Use the modulo % operator to get the wrap-around effect. Do not use the number 3 in your code, use len(COLORS)
, so if you add a 4th color in the COLORS
, the drawing will automatically use it (similar to using the constant SPACE in the drawing code instead of the number 20).
Once the code is drawing all the lookups properly, you can take the program for a spin. "Jennifer" is a good test of course, but now we can layer on the data for Jorge and Lucy and Gertrude. Note in screenshot below that Gertrude is drawn in red, since it is at index 3, getting the wrap-around effect.
Isn't "Chad" like some internet insult for something? Well check out Chad's graph. Compare it to Hazel. I don't think Madge is coming back either. Use your search feature to find more names. What names can you think of that have "haz" or "enz" in them? Try it in the search field to see. Search for "marg" to see the many variations on Margaret. Try the names of your parents and grandparents and their friends. Many will be out of fashion, but some, like Emily, will have amazing comebacks.
Once it's drawing everything nicely - congratulations - you've built a complete end-to-end program: parsing the raw data, organizing it in a dict, and presenting it in an interactive GUI. With your code cleaned up, please turn in the two files babynames.py and babygraphics.py on Paperless.
Nick Parlante created the Baby Names assignment around 2004 for the then new Java version of CS106A and later brought it over to Python/TK. In the Python version, there is greater use of decomposition to divide the complex drawing algorithm into manageable pieces. The original inspiration came from the article Where Have All The Lisas Gone about how parents choose baby names, often wanting a name that is rare but not too rare.

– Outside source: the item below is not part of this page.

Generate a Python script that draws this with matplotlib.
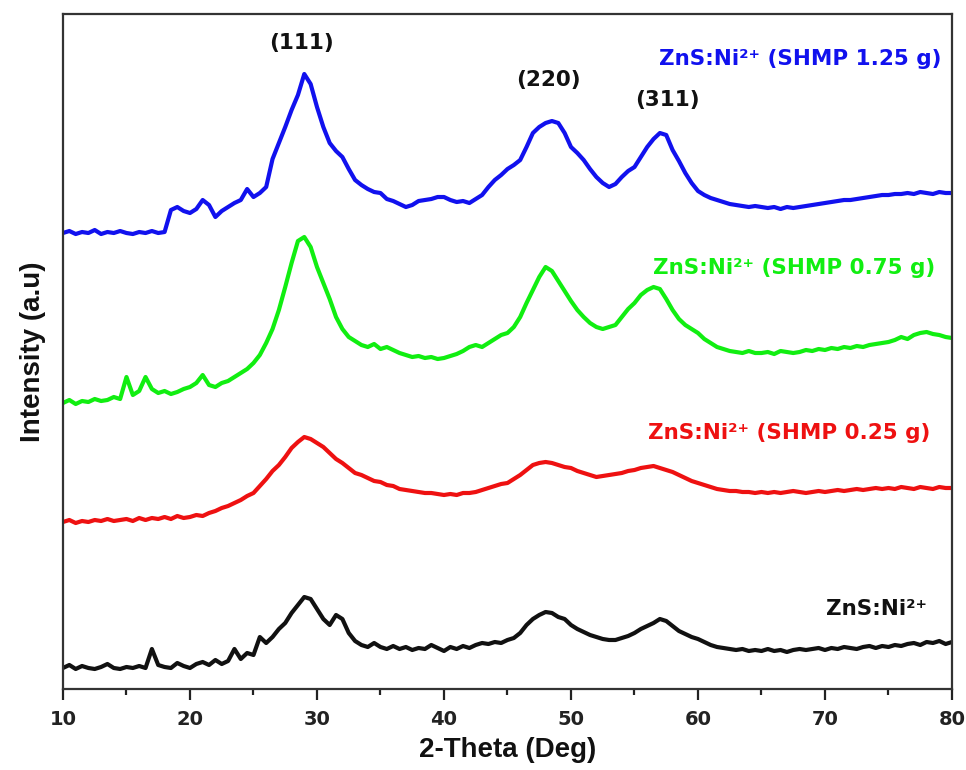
import numpy as np
import matplotlib
matplotlib.use("Agg")
import matplotlib.pyplot as plt
from matplotlib.ticker import MultipleLocator

plt.rcParams['font.family'] = ['Liberation Sans', 'DejaVu Sans']

# 2-theta grid (deg), 0.5 deg steps from 10 to 80
two_theta = np.arange(10.0, 80.01, 0.5)

# Intensities (a.u., offset-stacked as in the figure)
black_pure = [
    21, 24, 20, 23, 21, 20, 22, 25, 21, 20,
    22, 21, 23, 21, 40, 24, 22, 21, 26, 23,
    21, 25, 27, 24, 29, 25, 28, 40, 30, 36,
    34, 52, 46, 52, 60, 66, 76, 84, 92, 90,
    80, 70, 64, 74, 70, 56, 48, 44, 42, 46,
    42, 40, 43, 40, 42, 39, 41, 40, 44, 41,
    38, 42, 40, 43, 41, 44, 46, 45, 47, 46,
    49, 51, 56, 64, 70, 74, 77, 76, 72, 70,
    64, 60, 57, 54, 52, 50, 49, 49, 51, 53,
    56, 60, 63, 66, 70, 68, 63, 58, 55, 52,
    50, 47, 44, 42, 41, 40, 39, 40, 38, 39,
    38, 40, 38, 39, 37, 39, 40, 39, 40, 41,
    39, 41, 40, 42, 41, 40, 42, 43, 41, 43,
    42, 44, 43, 45, 46, 44, 47, 46, 48, 45,
    47]

red_025 = [
    167, 169, 166, 168, 167, 169, 168, 170, 168, 169,
    170, 168, 171, 169, 171, 170, 172, 170, 173, 171,
    172, 174, 173, 176, 178, 181, 183, 186, 189, 193,
    196, 203, 210, 218, 224, 232, 241, 247, 252, 250,
    246, 242, 236, 230, 226, 221, 216, 214, 211, 208,
    207, 204, 203, 200, 199, 198, 197, 196, 196, 195,
    194, 195, 194, 196, 196, 197, 199, 201, 203, 205,
    206, 210, 214, 219, 224, 226, 227, 226, 224, 222,
    221, 218, 216, 214, 212, 213, 214, 215, 216, 218,
    219, 221, 222, 223, 221, 219, 217, 214, 211, 208,
    206, 204, 202, 200, 199, 198, 198, 197, 197, 196,
    197, 196, 197, 196, 197, 198, 197, 196, 197, 198,
    197, 198, 199, 198, 199, 200, 199, 200, 201, 200,
    201, 200, 202, 201, 200, 202, 201, 200, 202, 201,
    201]

green_075 = [
    286, 289, 285, 288, 287, 290, 288, 289, 292, 290,
    312, 294, 298, 312, 300, 296, 298, 295, 297, 300,
    302, 306, 314, 304, 302, 306, 308, 312, 316, 320,
    326, 334, 346, 360, 379, 402, 426, 448, 452, 442,
    422, 406, 390, 372, 360, 352, 348, 344, 342, 345,
    340, 342, 339, 336, 334, 332, 333, 331, 332, 330,
    331, 333, 335, 338, 342, 344, 342, 346, 350, 354,
    356, 362, 372, 386, 399, 412, 422, 418, 408, 398,
    388, 379, 372, 366, 362, 360, 362, 364, 372, 380,
    386, 394, 399, 402, 400, 390, 379, 370, 364, 360,
    356, 350, 346, 342, 340, 338, 337, 336, 338, 336,
    336, 337, 335, 338, 337, 336, 337, 339, 338, 340,
    339, 341, 340, 342, 341, 343, 342, 344, 345, 346,
    347, 349, 352, 350, 354, 356, 357, 355, 354, 352,
    351]

blue_125 = [
    456, 458, 455, 457, 456, 459, 455, 457, 456, 458,
    456, 455, 457, 456, 458, 456, 457, 479, 482, 478,
    476, 480, 489, 484, 472, 478, 482, 486, 489, 500,
    492, 496, 502, 530, 546, 562, 579, 594, 615, 605,
    582, 562, 546, 538, 532, 520, 509, 504, 500, 497,
    496, 490, 488, 485, 482, 484, 488, 489, 490, 492,
    492, 489, 487, 488, 486, 490, 494, 502, 509, 514,
    520, 524, 529, 542, 556, 562, 566, 568, 566, 556,
    542, 536, 529, 520, 512, 506, 502, 505, 512, 518,
    522, 532, 542, 550, 556, 554, 539, 528, 516, 506,
    498, 494, 491, 489, 487, 485, 484, 483, 482, 483,
    482, 481, 482, 480, 482, 481, 482, 483, 484, 485,
    486, 487, 488, 489, 489, 490, 491, 492, 493, 494,
    494, 495, 495, 496, 495, 497, 496, 495, 497, 496,
    496]

series = [
    (black_pure, '#111111', 'ZnS:Ni²⁺'),
    (red_025, '#ee1111', 'ZnS:Ni²⁺ (SHMP 0.25 g)'),
    (green_075, '#11ee11', 'ZnS:Ni²⁺ (SHMP 0.75 g)'),
    (blue_125, '#1111ee', 'ZnS:Ni²⁺ (SHMP 1.25 g)'),
]
label_pos = [(78.0, 80), (78.3, 256), (78.7, 421), (79.2, 630)]

planes = ['(111)', '(220)', '(311)']
plane_pos = [(28.8, 646), (48.2, 609), (57.6, 589)]

fig = plt.figure(figsize=(9.66, 7.70), dpi=100)
ax = fig.add_axes([0.0652, 0.1052, 0.9203, 0.8766])

for (vals, col, lab), (lx, ly) in zip(series, label_pos):
    ax.plot(two_theta, vals, color=col, lw=3.0)
    ax.text(lx, ly, lab, color=col, fontsize=15.5, fontweight='bold',
            family=['DejaVu Sans'], ha='right', va='center')

for p, (px, py) in zip(planes, plane_pos):
    ax.text(px, py, p, color='#111111', fontsize=15.5, fontweight='bold',
            family=['DejaVu Sans'], ha='center', va='center')

ax.set_xlim(10, 80)
ax.set_ylim(0, 675)
ax.xaxis.set_major_locator(MultipleLocator(10))
ax.xaxis.set_minor_locator(MultipleLocator(5))
ax.set_yticks([])
ax.tick_params(axis='x', which='major', direction='out', length=8, width=1.6,
               labelsize=14, pad=7, colors='#222222')
ax.tick_params(axis='x', which='minor', direction='out', length=4, width=1.6,
               colors='#222222')
for lbl in ax.get_xticklabels():
    lbl.set_fontweight('bold')
    lbl.set_family(['DejaVu Sans'])
for s in ax.spines.values():
    s.set_linewidth(1.6)
    s.set_color('#333333')

ax.set_xlabel('2-Theta (Deg)', fontsize=20, fontweight='bold', labelpad=6,
              color='#111111')
ax.set_ylabel('Intensity (a.u)', fontsize=20, fontweight='bold', labelpad=12,
              color='#111111')

fig.savefig('out.png', dpi=100)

The data has been organized in a few different ways over the years, but it's always combined the algorithmic challenge of complex name/year data at one level, and then the loop/drawing logic above it to bring the data to the screen. The data set is large and fun, and that helps make the assignment fun too. The assignment was subsequently selected for the Nifty Assignments archive and has been adopted by many schools.